For decades Ukraine has been dependent on imports of Russian natural gas that has allowed Moscow to influence Kiev’s foreign policy. Ukraine produced about 20 billion cu m of gas in 2013 and imported about 24 billion cu m from Russia and about 2 billion cu m from Europe.

Ukraine has Europe’s fourth-largest shale gas reserves at 42 trillion cubic feet, or 1.2 trillion cu m, according to the U.S. Energy Information Administration, after Poland, France and Norway.

Eduard Stavytskiy, then Ukrainian energy and coal industry minister, said in April 2013 that with the help of shale gas and Crimean offshore gas projects, Ukraine could start exports of gas to Europe in four to five years and to become a net energy exporter by 2020.

Yuzivska is one of such upstream projects. Located between two eastern regions of Ukraine, Kharkiv and Donetsk, the field is believed to contain up to 4 trillion cu m of shale gas, according to the Ukrainian government.

Shell signed a production sharing agreement with the government in January 2013 opening way for a potential $10 billion investment. In an optimistic scenario, Yuzivska alone was supposed to produce up to 20 billion cu m of gas annually by 2030, as much as Ukraine’s current overall gas output.

The fighting that ensued around Slovyansk, the stronghold of the pro-Russian separatists, unfolds on the top of the Yuzivska deposits. “All events in the Donetsk region are unfolding on the territory of the Yuzivska deposit,” Korolchuk said, adding that the project may now be delayed by at least 2-3 years due to the fighting.

This project, however, now faces major delays due to ongoing fighting between the armed forces and pro-Russian separatists in the Donetsk and Luhansk regions. Both regions held referendums on May 11 to declare independence and both have appealed to Moscow seeking to join Russia.

“This gives reasons to suggest that the true cause for the destabilization of the Donetsk region is Russia’s desire to stifle in the bud production of shale gas in Ukraine as an alternative to Russian gas,” he said.

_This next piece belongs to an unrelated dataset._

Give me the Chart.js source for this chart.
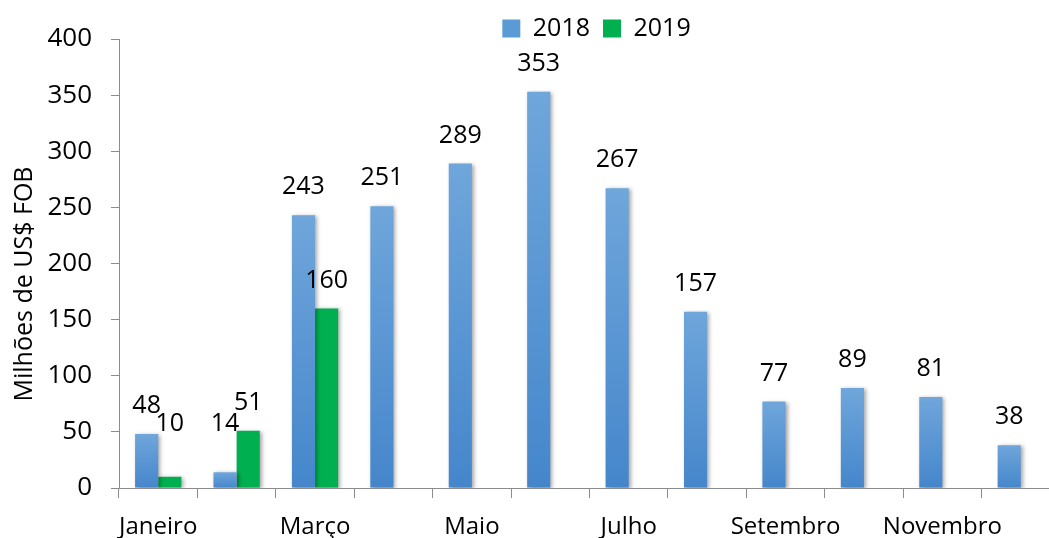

Pavel Gubarev, the self-proclaimed leader of pro-Russian separatists in Donetsk, in an interview with Russian television Rossiya-24 on May 19, said one of the key reasons for the fighting is Kiev’s push to “continue development of shale gas on the territory of Ukraine.”

In the meantime, all work on the Yuzivska deposit has been suspended. “Concerning the Yuzivska section, no actual work is currently underway,” Shell said in a statement posted in its website. “The work can only begin after a comprehensive assessment of the project’s potential impact on the environment and social affairs.”

Ukraine, keen to start production from shale gas deposits, has sought to assure Shell the government is committed to the project.

But the confrontation between Ukraine and Russia over Crimea has already forced Shell to withdraw from at least one major upstream offshore project, known as Skifske, in the Black Sea. Shell quit a consortium led by ExxonMobil and that also included Petrom of Romania and the Ukrainian state-owned resources company Nadra Ukrayiny.